Hope, Optimism and Niagra Falls

I think Niagra falls is beautiful, amazing and terrifing. So powerful and luring. You can gaze and wonder, but only get to close before you are swept over. Once your pulled by the current no amount of struggle can free you from the inevitible, you will be moved forward.

Love and optimism seem to be the same. You can swim around, even up to that line, but once your in, your in. I like to say with gaurded optimism I look forward. That I have hesitation and reservation about loving my husband.

Friday, September 17

28 days.

I'm smiling. Really smiling.

If you'd told me that in 28 days I would:

Be certain I can live my life as a single mom...Have amazing things happen that are also reffered to as miracles...Allow my friends to take away tiny bits of fear,hurt and sadness untill I was left with very little...Take Beck to baby school all on my own...Be taking Anna to meetings and making it a prioriety for me to go too...Think my mom is one of the smartest women in the world...Be blown away by the people who have fallen into my life and given me so much kindness and wisdom...Be feeling an overwhelming sense of gratitude for a list of things that is too long to make...Think, with gaurded optimism, that there may be a life with my husband...Feel sorry for my inlaws...understand how hard it is to change...have a daughter who is compelled to carry around a coin with the serenity prayer on it...cuddle my little girl who has dreams that her daddy comes home to snuggle in the middle of the night and it sad to wake up to just me...understand that my happiness is MINE and so is my misery...gain so much peace and freedom by just letting go...learn so much about myself and feel really ok with it...be excited about what the future holds, despite the uncertainty...learn so much about forgiveness and love...become certain about the power of faith...cry for hours and wonder and worry...feel peaceful...be so loved and supported by SO many people is such quite but powerful ways...

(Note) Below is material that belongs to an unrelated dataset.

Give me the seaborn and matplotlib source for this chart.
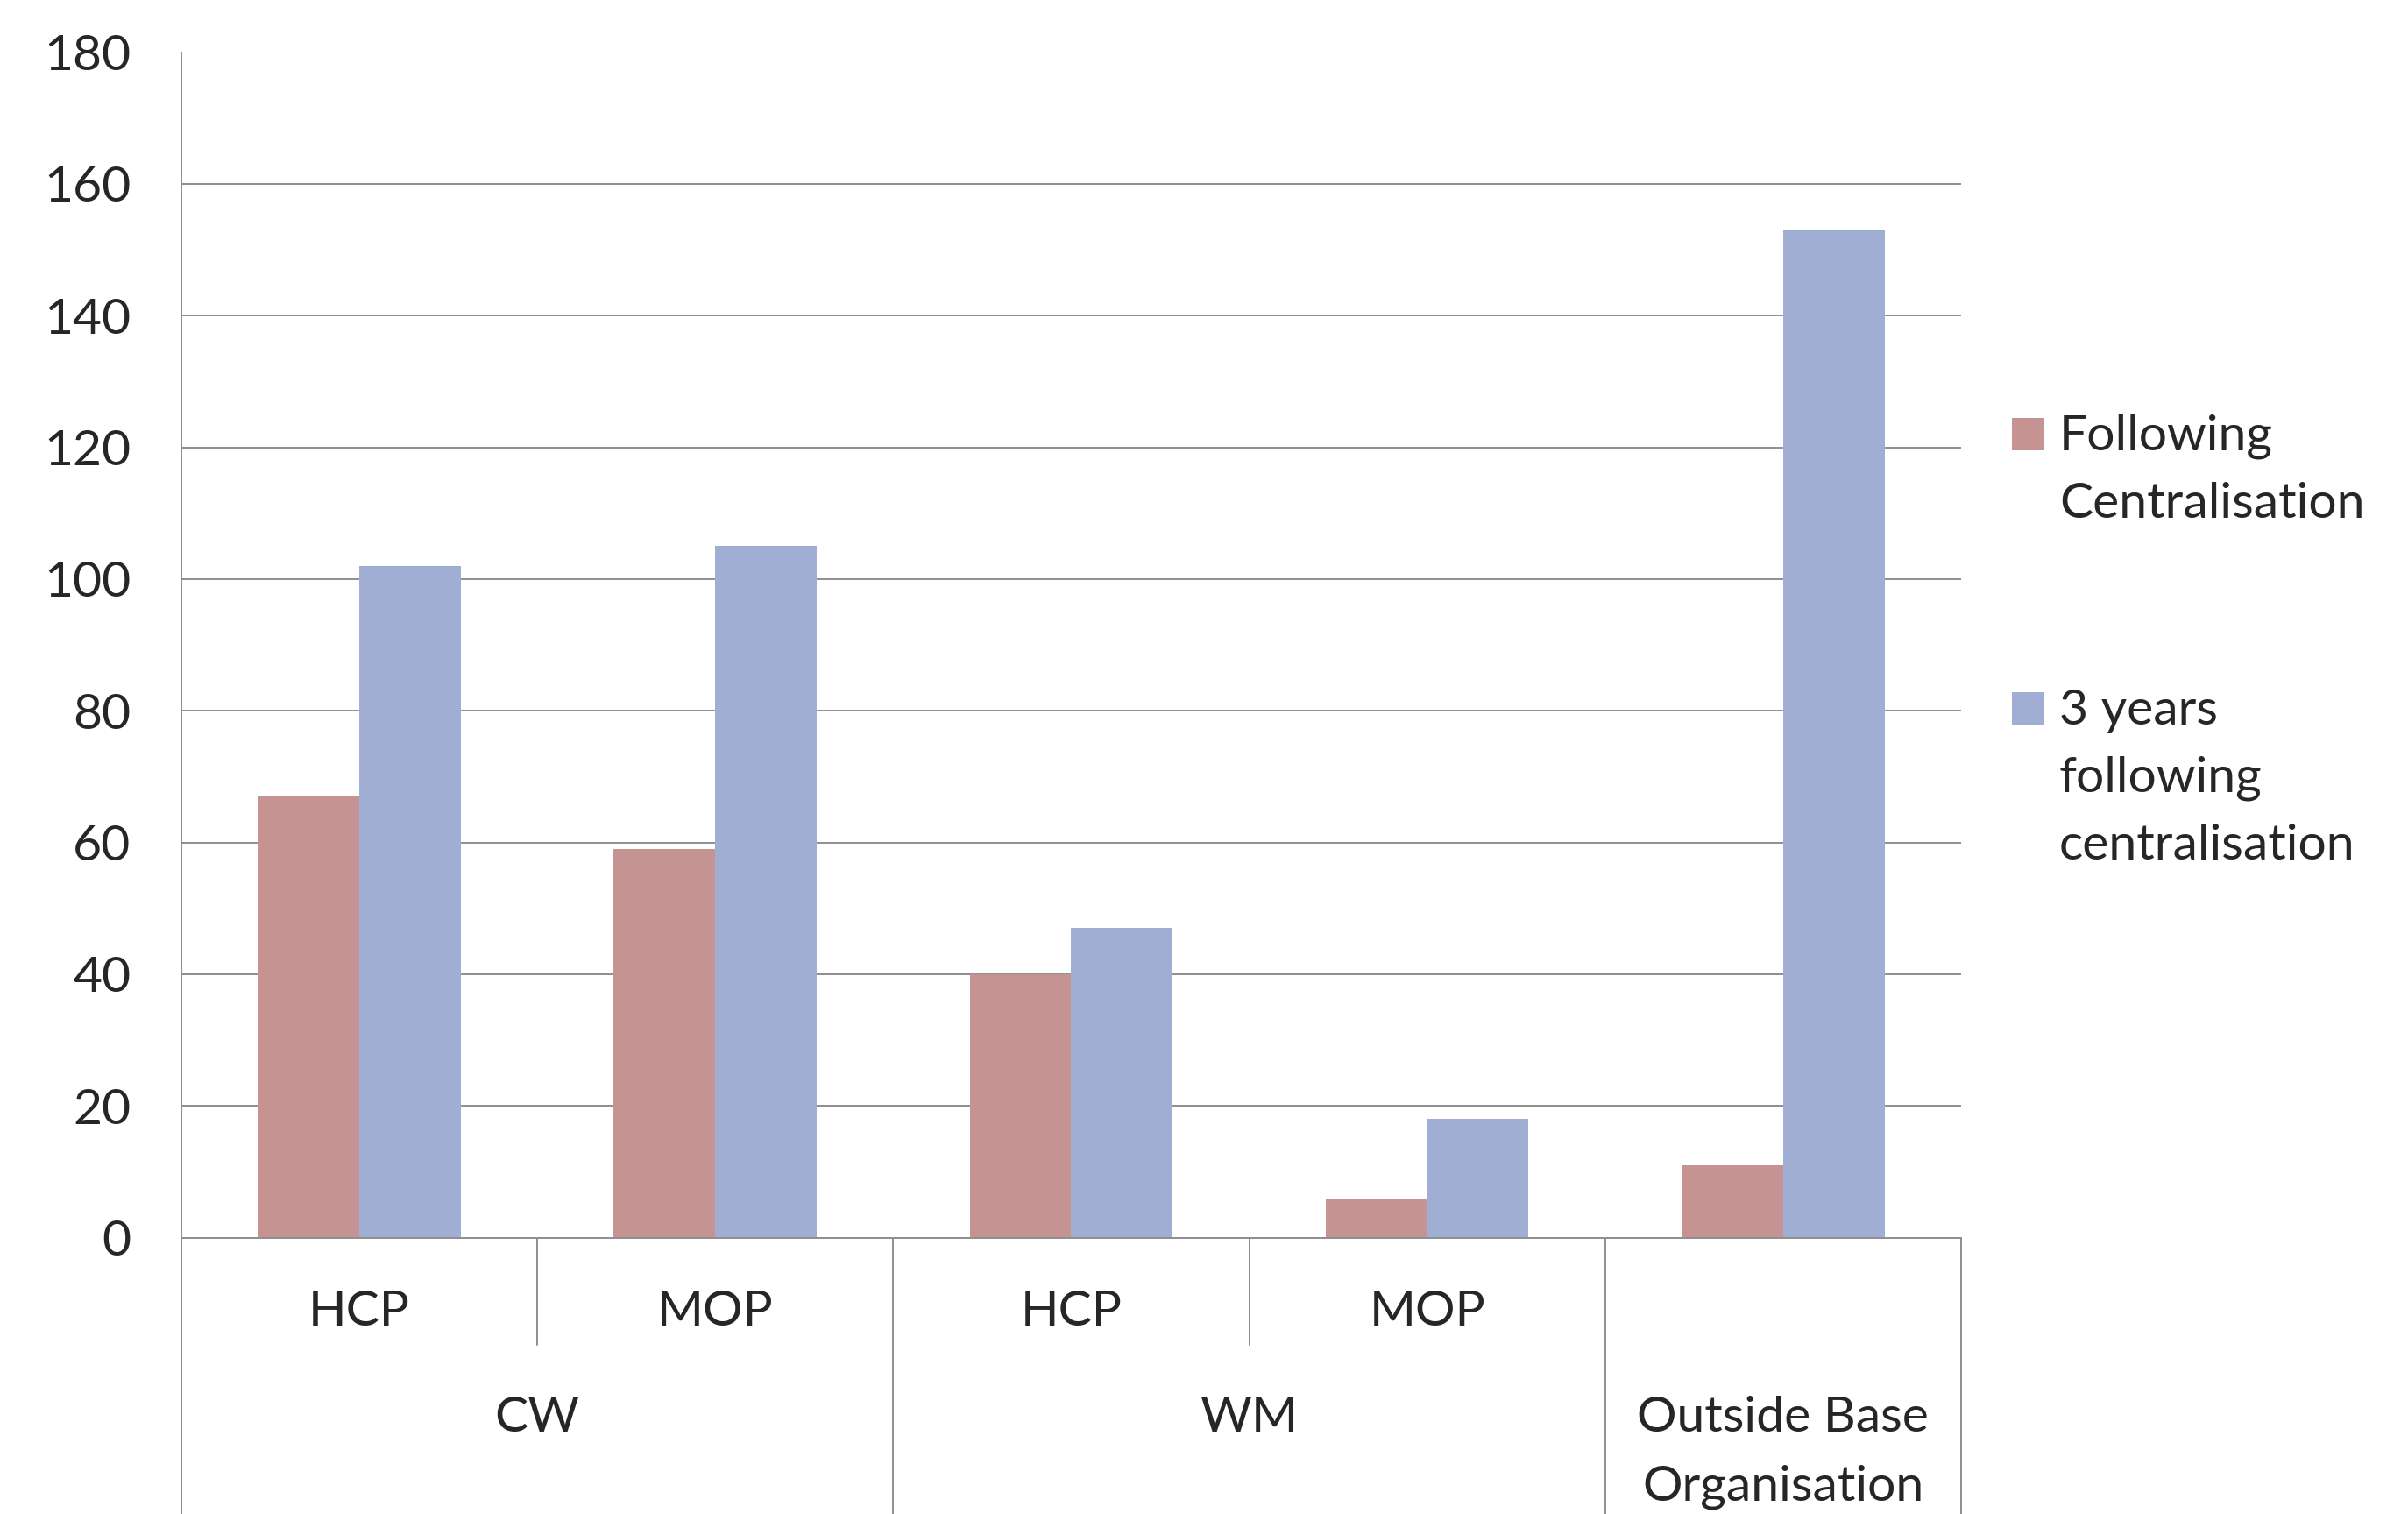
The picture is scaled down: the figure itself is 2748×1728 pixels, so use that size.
import numpy as np
import pandas as pd
import seaborn as sns
import matplotlib.pyplot as plt
from matplotlib.transforms import blended_transform_factory
from matplotlib.patches import Rectangle

# chart values
groups = ["CW", "CW", "WM", "WM", "Outside Base\nOrganisation"]
subgroups = ["HCP", "MOP", "HCP", "MOP", ""]
series = ["Following\nCentralisation", "3 years\nfollowing\ncentralisation"]
following = [67, 59, 40, 6, 11]
three_years = [102, 105, 47, 18, 153]
yticks = list(range(0, 181, 20))

colors = ["#C49392", "#A0AED3"]
grid_col = "#8E8E8E"
fs = 41

slots = [f"{g}|{s}" for g, s in zip(groups, subgroups)]
df = pd.DataFrame({
    "slot": slots * 2,
    "series": [series[0]] * len(slots) + [series[1]] * len(slots),
    "value": following + three_years,
})

sns.set_style("white")
plt.rcParams['font.family'] = ['Lato', 'DejaVu Sans']

fig = plt.figure(figsize=(27.48, 17.28), dpi=100)
ax = fig.add_axes([0.0753, 0.1825, 0.8144 - 0.0753, 0.9655 - 0.1825])

sns.barplot(data=df, x="slot", y="value", hue="series", order=slots,
            hue_order=series, palette=colors, width=0.57, linewidth=0,
            saturation=1, legend=False, ax=ax)

ax.set_xlim(-0.5, len(slots) - 0.5)
ax.set_ylim(0, 180)
ax.set_yticks(yticks)
ax.set_xticks([])
ax.set_xlabel("")
ax.set_ylabel("")
ax.yaxis.grid(True, color=grid_col, lw=1.4)
ax.set_axisbelow(True)
ax.tick_params(axis="y", direction="out", length=12.6, width=1.4,
               color=grid_col, labelsize=fs, pad=29)
for s in ["top", "right"]:
    ax.spines[s].set_visible(False)
for s in ["left", "bottom"]:
    ax.spines[s].set_color(grid_col)
    ax.spines[s].set_linewidth(1.4)

trans = blended_transform_factory(ax.transData, ax.transAxes)

# sub-category labels
for i, sub in enumerate(subgroups):
    ax.text(i, -0.063, sub, transform=trans, ha="center", va="center", fontsize=fs)

# group labels
line_step = 0.0583
start = 0
for i in range(1, len(groups) + 1):
    if i == len(groups) or groups[i] != groups[start]:
        center = (start + i - 1) / 2
        for k, line in enumerate(groups[start].split("\n")):
            ax.text(center, -0.152 - k * line_step, line, transform=trans,
                    ha="center", va="center", fontsize=fs)
        start = i

# separators in the category area
for b in range(len(groups) + 1):
    x = b - 0.5
    if b == 0 or b == len(groups) or groups[b] != groups[b - 1]:
        y_end = -0.26
    else:
        y_end = -0.0905
    ax.plot([x, x], [0, y_end], transform=trans, clip_on=False,
            color=grid_col, lw=1.4)

# legend
H, W = 1728, 2748
legend_base = [514, 827]
line_px = 77
for j, (name, col) in enumerate(zip(series, colors)):
    base = legend_base[j]
    fig.patches.append(Rectangle((2296 / W, 1 - base / H), 37 / W, 37 / H,
                                 transform=fig.transFigure, color=col, lw=0))
    for k, line in enumerate(name.split("\n")):
        fig.text(2350 / W, 1 - (base + k * line_px) / H, line,
                 fontsize=fs, va="baseline", ha="left")

fig.savefig("out.png", dpi=100)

I would have thought not in a million years...

Sometimes being wrong means being so right.

Saturday, September 4

A crabby death...

I have been pretty firm about not letting the kids bring anything alive to our home to live. I feel like I am having a hard enough time keeping the things already under my roof alive without adding to the mix. Well I caved and we welcomed four pinchy hard shell hermit crabs into our home.

Anna has done a wonderful job carring for them but of course the morning she left for camp one was popped out of it's shell looking quite, DEAD. After a day I was certain, not only by the lack of movement but the smell. Dead sealife smells like dead sealife. Gross. I decided to wait untill she came home for her trip to burry it, in part I didn't want to touch it.

She screamed and cried but finally decided a funeral was inorder, so I dug a hole and her friends and I gathered around it's final resting place to say good bye. We all pinched her in honnor of pinchy.

The next morning I got to return pinchy to the new final resting place as olaf brought him back into the house.